_WHAT YOU HAVE TO DO_: Below, find the line containing "Give me the" and the line containing "const height = 425"; reproduce exactly those two and every line between them, omitting pictures.

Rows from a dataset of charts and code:
⟨

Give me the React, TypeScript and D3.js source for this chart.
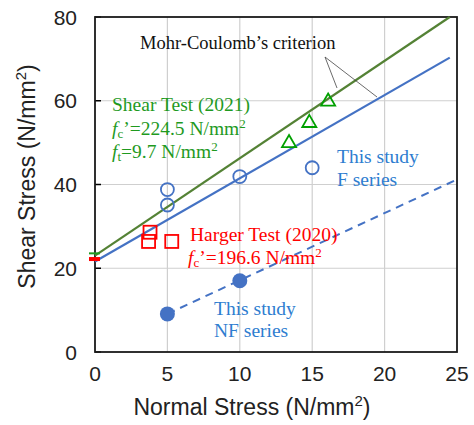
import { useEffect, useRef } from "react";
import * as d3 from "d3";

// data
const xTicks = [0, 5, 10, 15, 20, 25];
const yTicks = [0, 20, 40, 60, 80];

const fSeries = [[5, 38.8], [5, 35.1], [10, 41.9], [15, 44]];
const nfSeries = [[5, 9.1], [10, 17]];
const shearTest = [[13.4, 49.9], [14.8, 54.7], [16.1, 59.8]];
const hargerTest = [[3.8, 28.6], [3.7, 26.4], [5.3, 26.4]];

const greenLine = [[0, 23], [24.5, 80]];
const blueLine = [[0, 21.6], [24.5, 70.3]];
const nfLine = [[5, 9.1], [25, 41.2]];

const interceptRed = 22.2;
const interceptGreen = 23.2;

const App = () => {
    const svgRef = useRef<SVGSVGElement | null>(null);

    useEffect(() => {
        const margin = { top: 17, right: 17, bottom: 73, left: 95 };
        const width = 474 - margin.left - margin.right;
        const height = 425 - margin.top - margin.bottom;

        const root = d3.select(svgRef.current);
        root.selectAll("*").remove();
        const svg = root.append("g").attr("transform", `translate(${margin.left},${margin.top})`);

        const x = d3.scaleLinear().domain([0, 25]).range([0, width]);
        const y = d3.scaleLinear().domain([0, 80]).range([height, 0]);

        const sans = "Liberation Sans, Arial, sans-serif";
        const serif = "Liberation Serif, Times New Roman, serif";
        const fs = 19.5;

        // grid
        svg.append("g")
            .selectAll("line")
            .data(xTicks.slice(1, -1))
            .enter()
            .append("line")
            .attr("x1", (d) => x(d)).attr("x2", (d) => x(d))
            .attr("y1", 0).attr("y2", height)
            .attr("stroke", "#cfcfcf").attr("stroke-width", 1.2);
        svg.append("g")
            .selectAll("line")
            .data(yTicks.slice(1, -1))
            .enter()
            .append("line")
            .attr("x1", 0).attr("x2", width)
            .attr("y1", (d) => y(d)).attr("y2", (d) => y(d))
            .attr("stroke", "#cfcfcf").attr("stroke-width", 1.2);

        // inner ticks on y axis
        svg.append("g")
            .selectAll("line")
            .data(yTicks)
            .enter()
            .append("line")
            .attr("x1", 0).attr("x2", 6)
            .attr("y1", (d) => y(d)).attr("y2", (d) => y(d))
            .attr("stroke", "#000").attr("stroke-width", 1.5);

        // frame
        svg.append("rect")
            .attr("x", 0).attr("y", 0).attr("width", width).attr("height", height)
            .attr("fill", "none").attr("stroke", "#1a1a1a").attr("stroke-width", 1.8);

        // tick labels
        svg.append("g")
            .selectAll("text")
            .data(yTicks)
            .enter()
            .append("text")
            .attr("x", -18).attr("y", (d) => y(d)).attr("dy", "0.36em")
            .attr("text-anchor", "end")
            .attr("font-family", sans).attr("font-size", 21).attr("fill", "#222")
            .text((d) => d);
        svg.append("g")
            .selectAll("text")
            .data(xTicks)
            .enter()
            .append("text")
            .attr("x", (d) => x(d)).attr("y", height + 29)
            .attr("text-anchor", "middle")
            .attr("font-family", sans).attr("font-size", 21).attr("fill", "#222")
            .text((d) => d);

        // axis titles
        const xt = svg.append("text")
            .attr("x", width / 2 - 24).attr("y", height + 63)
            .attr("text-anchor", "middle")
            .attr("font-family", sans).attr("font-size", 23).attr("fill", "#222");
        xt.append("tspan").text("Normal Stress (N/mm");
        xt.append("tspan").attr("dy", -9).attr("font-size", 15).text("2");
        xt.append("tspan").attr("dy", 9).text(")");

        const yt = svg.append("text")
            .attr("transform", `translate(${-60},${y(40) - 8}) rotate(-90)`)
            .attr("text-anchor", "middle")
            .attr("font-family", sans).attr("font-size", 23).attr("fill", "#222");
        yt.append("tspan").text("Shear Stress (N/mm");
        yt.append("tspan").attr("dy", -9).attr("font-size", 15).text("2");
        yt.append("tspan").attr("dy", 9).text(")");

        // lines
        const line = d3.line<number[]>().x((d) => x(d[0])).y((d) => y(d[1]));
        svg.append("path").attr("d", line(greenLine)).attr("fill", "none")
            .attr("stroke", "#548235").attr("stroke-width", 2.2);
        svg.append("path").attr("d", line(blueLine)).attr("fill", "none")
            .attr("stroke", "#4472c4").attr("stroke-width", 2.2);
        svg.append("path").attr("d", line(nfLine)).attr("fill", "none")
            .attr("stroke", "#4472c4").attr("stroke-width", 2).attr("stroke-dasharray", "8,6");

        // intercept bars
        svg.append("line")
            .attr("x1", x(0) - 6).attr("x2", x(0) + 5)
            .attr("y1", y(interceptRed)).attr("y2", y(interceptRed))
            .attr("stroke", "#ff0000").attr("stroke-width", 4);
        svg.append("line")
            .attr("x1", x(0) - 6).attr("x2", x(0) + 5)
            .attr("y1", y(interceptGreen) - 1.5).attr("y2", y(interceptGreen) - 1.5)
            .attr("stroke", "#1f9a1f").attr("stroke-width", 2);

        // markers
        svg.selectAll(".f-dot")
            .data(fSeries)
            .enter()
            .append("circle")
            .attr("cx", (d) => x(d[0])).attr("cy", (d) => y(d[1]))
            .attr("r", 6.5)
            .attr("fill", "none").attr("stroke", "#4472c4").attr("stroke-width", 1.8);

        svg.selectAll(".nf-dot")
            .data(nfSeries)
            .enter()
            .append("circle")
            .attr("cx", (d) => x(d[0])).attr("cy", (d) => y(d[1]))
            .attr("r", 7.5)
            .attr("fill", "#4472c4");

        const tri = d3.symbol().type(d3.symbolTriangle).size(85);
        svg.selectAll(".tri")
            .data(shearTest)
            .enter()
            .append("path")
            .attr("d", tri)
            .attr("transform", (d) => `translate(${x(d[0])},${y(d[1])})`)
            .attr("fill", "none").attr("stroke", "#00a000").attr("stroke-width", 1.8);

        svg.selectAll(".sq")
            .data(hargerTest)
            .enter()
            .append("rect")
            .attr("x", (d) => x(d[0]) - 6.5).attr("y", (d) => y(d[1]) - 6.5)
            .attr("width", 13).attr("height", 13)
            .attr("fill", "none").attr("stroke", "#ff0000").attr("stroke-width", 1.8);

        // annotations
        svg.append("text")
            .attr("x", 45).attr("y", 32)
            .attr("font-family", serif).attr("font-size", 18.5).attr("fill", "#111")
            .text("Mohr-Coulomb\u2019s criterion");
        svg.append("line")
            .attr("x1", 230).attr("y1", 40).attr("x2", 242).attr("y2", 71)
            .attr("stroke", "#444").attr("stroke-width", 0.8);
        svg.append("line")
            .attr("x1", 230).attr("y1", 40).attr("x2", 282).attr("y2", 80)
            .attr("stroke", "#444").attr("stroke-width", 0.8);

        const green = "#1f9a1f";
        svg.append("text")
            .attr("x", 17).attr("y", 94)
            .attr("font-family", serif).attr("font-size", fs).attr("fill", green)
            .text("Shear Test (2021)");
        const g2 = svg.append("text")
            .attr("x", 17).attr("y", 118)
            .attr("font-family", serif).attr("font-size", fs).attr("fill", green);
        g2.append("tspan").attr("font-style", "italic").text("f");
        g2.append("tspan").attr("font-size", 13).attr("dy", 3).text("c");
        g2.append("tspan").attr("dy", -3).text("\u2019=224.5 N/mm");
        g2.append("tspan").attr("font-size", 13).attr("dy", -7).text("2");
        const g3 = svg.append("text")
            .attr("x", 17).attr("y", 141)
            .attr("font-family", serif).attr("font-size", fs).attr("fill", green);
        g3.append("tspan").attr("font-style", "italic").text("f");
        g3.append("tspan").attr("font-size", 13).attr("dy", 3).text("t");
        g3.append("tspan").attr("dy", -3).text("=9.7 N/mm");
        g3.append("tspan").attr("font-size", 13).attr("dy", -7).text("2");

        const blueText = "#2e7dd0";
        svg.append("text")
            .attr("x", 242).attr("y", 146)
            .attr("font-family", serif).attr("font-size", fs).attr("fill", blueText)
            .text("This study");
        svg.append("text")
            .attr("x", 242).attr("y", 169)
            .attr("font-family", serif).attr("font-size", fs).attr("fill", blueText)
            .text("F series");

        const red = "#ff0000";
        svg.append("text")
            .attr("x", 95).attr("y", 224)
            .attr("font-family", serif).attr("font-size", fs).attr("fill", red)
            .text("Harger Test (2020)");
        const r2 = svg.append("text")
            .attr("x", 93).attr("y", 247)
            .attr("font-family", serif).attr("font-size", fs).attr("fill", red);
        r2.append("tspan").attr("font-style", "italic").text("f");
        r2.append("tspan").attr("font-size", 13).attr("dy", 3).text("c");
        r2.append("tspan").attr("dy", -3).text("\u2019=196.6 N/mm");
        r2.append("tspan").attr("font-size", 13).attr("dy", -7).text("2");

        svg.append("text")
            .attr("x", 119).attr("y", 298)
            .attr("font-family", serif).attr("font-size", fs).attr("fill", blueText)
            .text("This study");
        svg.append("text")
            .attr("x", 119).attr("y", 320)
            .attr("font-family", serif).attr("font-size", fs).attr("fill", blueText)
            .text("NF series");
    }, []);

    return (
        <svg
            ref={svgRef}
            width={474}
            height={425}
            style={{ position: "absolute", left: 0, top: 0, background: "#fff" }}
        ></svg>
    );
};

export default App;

⟩
⟨

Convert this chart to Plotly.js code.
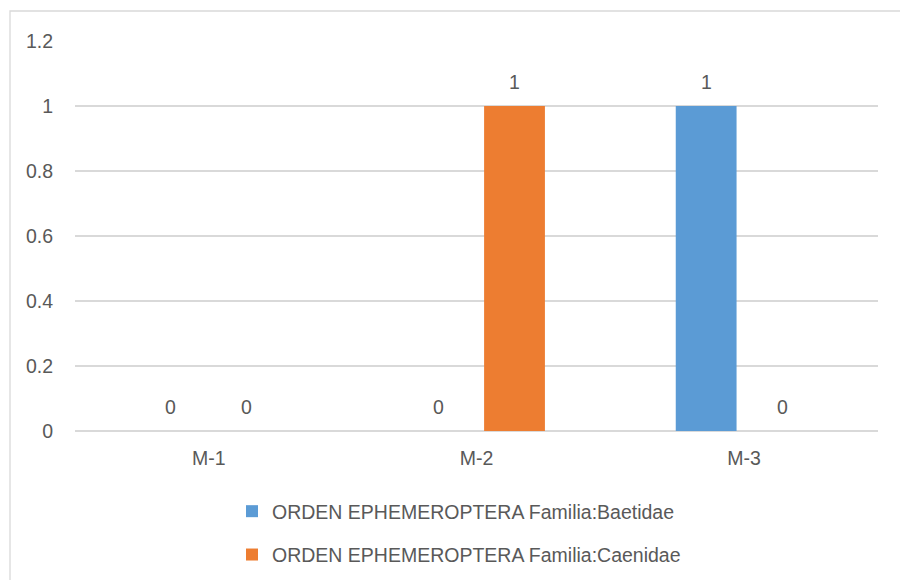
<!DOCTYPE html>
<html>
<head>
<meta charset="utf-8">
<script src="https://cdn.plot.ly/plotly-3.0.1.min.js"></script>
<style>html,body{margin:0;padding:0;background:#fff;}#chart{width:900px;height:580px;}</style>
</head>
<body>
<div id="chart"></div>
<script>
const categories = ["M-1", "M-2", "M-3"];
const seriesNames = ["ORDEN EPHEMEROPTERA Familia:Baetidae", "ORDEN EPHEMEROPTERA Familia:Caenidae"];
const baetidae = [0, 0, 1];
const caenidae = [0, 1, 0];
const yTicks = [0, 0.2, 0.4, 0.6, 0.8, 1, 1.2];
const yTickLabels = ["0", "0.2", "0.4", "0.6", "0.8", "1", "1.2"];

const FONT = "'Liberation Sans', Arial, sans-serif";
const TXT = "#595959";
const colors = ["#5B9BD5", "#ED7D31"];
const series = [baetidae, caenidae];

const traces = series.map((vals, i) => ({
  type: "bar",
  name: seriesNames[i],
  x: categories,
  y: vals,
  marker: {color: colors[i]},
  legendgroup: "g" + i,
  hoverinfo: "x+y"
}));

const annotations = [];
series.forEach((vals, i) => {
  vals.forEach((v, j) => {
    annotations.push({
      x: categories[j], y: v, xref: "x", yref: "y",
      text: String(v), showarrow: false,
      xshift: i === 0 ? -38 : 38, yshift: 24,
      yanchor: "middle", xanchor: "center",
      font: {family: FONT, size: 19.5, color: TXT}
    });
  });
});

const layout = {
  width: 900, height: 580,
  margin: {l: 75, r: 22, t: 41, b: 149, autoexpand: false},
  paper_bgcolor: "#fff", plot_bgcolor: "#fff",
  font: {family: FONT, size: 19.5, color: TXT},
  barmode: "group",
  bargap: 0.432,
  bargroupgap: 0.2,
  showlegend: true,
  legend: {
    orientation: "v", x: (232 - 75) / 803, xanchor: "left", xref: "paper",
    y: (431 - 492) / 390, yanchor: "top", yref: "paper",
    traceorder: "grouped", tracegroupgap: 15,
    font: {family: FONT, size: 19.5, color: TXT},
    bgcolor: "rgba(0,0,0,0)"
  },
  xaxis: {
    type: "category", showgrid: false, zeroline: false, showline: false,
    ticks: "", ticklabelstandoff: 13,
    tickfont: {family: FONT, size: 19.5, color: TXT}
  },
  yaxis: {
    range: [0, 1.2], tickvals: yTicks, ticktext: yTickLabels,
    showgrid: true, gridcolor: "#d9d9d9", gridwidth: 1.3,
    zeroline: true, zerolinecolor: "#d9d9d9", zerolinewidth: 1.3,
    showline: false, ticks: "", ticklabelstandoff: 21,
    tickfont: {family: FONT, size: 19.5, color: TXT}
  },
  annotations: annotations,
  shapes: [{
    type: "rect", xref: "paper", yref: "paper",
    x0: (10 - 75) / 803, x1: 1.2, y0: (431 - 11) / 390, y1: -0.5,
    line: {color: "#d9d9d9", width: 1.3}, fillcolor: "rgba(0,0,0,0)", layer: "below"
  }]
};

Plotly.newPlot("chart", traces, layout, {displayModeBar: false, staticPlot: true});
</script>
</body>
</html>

⟩

_SOLUTION TO THIS EXERCISE_:
Give me the React, TypeScript and D3.js source for this chart.
import { useEffect, useRef } from "react";
import * as d3 from "d3";

// data
const xTicks = [0, 5, 10, 15, 20, 25];
const yTicks = [0, 20, 40, 60, 80];

const fSeries = [[5, 38.8], [5, 35.1], [10, 41.9], [15, 44]];
const nfSeries = [[5, 9.1], [10, 17]];
const shearTest = [[13.4, 49.9], [14.8, 54.7], [16.1, 59.8]];
const hargerTest = [[3.8, 28.6], [3.7, 26.4], [5.3, 26.4]];

const greenLine = [[0, 23], [24.5, 80]];
const blueLine = [[0, 21.6], [24.5, 70.3]];
const nfLine = [[5, 9.1], [25, 41.2]];

const interceptRed = 22.2;
const interceptGreen = 23.2;

const App = () => {
    const svgRef = useRef<SVGSVGElement | null>(null);

    useEffect(() => {
        const margin = { top: 17, right: 17, bottom: 73, left: 95 };
        const width = 474 - margin.left - margin.right;
        const height = 425 - margin.top - margin.bottom;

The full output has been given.